Politics

Polish government considering tax on vacant properties


Poland’s government is looking to introduce a tax on vacant properties in an effort to help families find accommodation and to avoid investors deliberately keeping apartments empty.

“We know there is a problem of uninhabited properties on the market,” said deputy development minister Piotr Uściński, quoted by Business Insider Polska. “We cannot allow it to be a mass problem when new apartments would be left empty, waiting for their value to increase, and not be rented out.”

Poland records second fastest house price increase in Europe

“It is important that the apartments that are built on the Polish market go to Polish families and that these families can live in them,” said the official. Last week, Uściński told news website Interia that the government was working on a definition of a “vacant property” as a basis for the new legislation.
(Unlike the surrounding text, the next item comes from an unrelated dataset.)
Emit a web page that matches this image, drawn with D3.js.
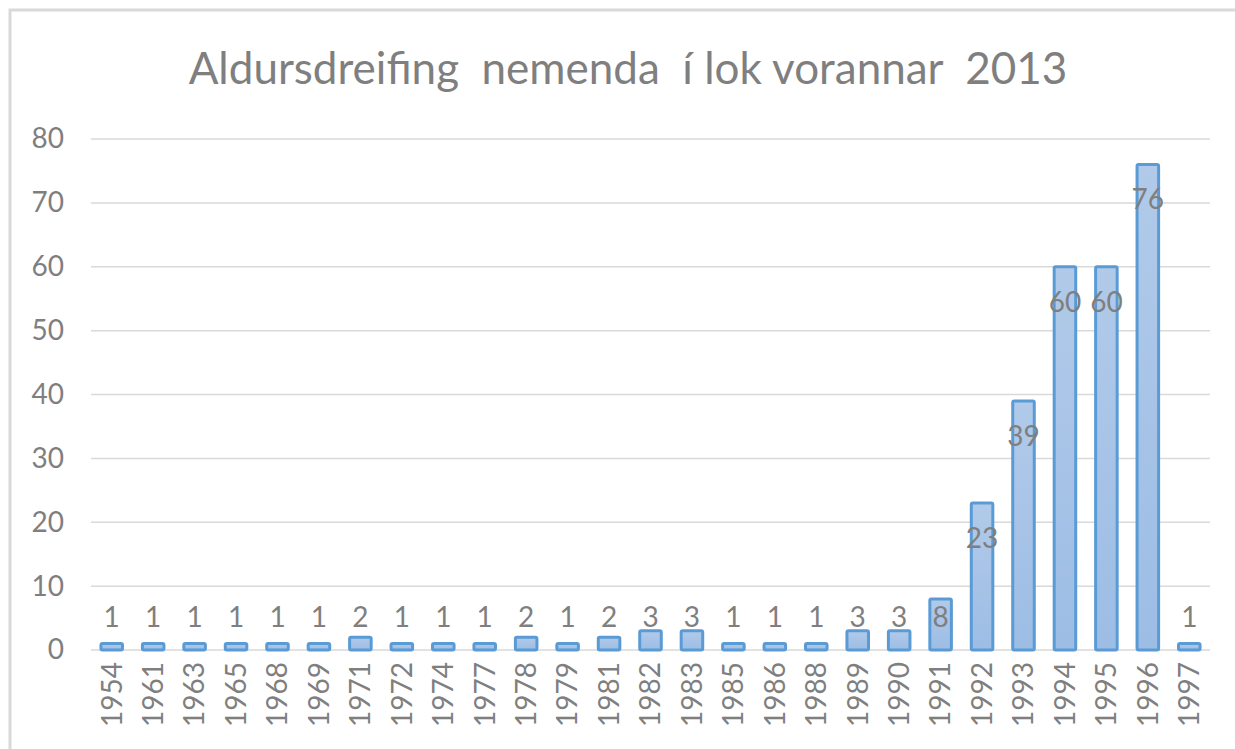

“Defining so-called flipping [when investors purchase a property not to use, but with the intention of selling it for a profit] and separating it from ordinary transactions is not easy,” said Uściński, adding that the practice should also become less widespread as house prices stabilise.

Relative to other European countries, Poland has a relatively low share of vacant dwellings in both rural (11%) and urban (around 6%) areas, according to data from the OECD.
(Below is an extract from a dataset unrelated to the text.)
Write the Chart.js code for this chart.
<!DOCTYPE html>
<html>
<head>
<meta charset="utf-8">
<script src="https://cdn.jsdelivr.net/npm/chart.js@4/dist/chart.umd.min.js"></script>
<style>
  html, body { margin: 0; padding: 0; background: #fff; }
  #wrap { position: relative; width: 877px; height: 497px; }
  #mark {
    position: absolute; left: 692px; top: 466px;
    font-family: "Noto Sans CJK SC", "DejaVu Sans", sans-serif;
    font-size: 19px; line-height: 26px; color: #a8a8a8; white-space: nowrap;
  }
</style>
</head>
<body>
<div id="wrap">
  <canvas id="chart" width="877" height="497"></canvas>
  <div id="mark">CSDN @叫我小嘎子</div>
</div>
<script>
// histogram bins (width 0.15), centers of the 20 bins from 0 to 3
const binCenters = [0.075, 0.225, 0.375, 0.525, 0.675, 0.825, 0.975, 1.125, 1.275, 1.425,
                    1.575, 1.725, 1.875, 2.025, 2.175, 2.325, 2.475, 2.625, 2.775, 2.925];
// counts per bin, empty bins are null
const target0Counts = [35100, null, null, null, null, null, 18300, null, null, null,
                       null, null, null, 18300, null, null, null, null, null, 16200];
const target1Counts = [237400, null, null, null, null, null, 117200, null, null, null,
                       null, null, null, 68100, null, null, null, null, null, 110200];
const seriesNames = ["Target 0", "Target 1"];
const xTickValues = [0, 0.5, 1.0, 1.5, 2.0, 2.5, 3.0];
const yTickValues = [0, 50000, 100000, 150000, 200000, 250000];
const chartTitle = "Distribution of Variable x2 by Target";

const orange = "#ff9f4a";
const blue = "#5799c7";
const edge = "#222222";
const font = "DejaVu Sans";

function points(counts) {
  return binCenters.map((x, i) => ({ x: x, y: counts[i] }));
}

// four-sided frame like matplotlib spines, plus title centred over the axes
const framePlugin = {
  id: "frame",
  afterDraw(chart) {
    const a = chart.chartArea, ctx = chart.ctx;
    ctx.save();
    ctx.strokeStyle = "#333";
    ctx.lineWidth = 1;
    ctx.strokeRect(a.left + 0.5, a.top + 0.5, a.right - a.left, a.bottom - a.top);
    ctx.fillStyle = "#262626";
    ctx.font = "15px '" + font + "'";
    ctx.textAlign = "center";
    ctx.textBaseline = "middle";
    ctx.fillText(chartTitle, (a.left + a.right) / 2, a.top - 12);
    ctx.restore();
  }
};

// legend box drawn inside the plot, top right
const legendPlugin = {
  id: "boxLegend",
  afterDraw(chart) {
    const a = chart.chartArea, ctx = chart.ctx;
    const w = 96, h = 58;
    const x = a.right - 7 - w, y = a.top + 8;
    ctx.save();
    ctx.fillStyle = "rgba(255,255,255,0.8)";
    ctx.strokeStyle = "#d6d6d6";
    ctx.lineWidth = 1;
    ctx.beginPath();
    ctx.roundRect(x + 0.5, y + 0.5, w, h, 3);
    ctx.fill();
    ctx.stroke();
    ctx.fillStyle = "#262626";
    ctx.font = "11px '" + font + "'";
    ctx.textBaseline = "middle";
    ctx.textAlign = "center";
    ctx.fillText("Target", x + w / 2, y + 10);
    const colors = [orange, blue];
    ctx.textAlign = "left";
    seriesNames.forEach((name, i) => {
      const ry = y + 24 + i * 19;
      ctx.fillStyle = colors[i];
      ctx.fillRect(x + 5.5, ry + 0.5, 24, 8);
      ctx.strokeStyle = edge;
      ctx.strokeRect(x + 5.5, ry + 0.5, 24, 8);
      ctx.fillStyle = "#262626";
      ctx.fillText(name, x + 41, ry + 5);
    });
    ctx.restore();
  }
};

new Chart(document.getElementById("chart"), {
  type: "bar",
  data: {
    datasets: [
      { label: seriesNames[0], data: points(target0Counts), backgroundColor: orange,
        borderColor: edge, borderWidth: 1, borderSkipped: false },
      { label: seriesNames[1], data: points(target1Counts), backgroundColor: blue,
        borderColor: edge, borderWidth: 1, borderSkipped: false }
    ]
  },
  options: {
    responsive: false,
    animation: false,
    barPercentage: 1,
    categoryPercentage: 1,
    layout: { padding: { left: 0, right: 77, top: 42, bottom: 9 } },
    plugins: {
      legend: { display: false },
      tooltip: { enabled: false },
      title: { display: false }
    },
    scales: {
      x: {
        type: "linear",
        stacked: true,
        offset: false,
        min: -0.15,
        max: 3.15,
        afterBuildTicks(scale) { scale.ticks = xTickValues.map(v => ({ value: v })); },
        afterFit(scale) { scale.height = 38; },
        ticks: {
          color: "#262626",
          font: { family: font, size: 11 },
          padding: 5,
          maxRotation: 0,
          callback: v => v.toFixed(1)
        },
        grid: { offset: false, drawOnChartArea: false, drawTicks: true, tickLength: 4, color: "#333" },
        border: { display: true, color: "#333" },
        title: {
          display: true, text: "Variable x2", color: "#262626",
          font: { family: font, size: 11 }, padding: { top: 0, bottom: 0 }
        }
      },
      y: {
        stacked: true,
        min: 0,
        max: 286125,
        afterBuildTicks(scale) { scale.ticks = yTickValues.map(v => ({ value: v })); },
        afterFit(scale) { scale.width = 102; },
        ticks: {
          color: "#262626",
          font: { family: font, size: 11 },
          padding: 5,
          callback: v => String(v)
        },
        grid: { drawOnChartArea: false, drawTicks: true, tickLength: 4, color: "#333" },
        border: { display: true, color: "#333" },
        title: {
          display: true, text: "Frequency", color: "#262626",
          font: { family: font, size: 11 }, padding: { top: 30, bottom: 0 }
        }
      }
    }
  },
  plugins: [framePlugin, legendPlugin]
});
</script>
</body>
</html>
Source: OECD, Housing Stock and Construction, 2021

But a growing number of Poles have bought property as a means of investing savings. House prices in the primary real estate market have soared.
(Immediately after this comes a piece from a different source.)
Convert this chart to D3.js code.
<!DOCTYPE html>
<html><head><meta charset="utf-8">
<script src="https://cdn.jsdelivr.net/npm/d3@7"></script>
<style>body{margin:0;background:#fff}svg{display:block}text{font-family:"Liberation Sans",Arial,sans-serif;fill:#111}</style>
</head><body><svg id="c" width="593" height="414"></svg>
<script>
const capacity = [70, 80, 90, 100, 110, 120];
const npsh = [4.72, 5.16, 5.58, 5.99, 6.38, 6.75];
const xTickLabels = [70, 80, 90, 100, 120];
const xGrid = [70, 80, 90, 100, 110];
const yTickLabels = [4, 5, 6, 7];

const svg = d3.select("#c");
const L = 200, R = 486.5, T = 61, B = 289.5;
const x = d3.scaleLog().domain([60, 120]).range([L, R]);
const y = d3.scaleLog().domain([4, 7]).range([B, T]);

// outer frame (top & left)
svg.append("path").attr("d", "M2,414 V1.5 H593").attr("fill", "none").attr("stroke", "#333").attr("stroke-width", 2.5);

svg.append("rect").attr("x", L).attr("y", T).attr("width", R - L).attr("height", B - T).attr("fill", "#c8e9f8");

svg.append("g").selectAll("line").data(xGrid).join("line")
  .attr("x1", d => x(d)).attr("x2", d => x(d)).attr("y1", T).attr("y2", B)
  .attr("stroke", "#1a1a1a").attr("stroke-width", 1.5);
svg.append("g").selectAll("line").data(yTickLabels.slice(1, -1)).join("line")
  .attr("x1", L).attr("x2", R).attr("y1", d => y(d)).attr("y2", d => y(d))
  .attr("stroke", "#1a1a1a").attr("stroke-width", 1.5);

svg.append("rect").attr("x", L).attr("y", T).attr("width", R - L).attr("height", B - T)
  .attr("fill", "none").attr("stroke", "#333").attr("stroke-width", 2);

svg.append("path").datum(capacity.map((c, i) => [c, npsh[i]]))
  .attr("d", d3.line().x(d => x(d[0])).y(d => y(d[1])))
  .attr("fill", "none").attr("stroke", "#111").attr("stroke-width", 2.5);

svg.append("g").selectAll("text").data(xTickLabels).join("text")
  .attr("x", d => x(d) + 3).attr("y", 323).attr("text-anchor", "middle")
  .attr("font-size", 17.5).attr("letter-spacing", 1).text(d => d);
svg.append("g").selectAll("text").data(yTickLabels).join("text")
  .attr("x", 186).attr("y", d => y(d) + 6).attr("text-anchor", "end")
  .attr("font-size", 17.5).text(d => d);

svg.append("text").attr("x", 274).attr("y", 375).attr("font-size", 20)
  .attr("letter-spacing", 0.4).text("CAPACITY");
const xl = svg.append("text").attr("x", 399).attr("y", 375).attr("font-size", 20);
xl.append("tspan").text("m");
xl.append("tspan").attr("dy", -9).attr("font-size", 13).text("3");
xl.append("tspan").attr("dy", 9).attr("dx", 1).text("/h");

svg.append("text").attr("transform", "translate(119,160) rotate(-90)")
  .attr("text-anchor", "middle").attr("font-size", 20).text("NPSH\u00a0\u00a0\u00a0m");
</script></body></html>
In a 2020 report, experts from Rynek Pierwotny, a real estate news site, also estimated that around 55,000 communal flats in Poland were vacant, largely as a result of local authorities lacking funds for renovation. By the end of 2019, some 150,600 families were waiting for social housing.

While Uściński outlined the possibility of a tax on empty dwellings, he reiterated previous assurances by the government that it was not planning to introduce a cadastral tax that would be paid by all property owners. Current levies are set by local authorities and capped at a per-metre limit by the finance ministry.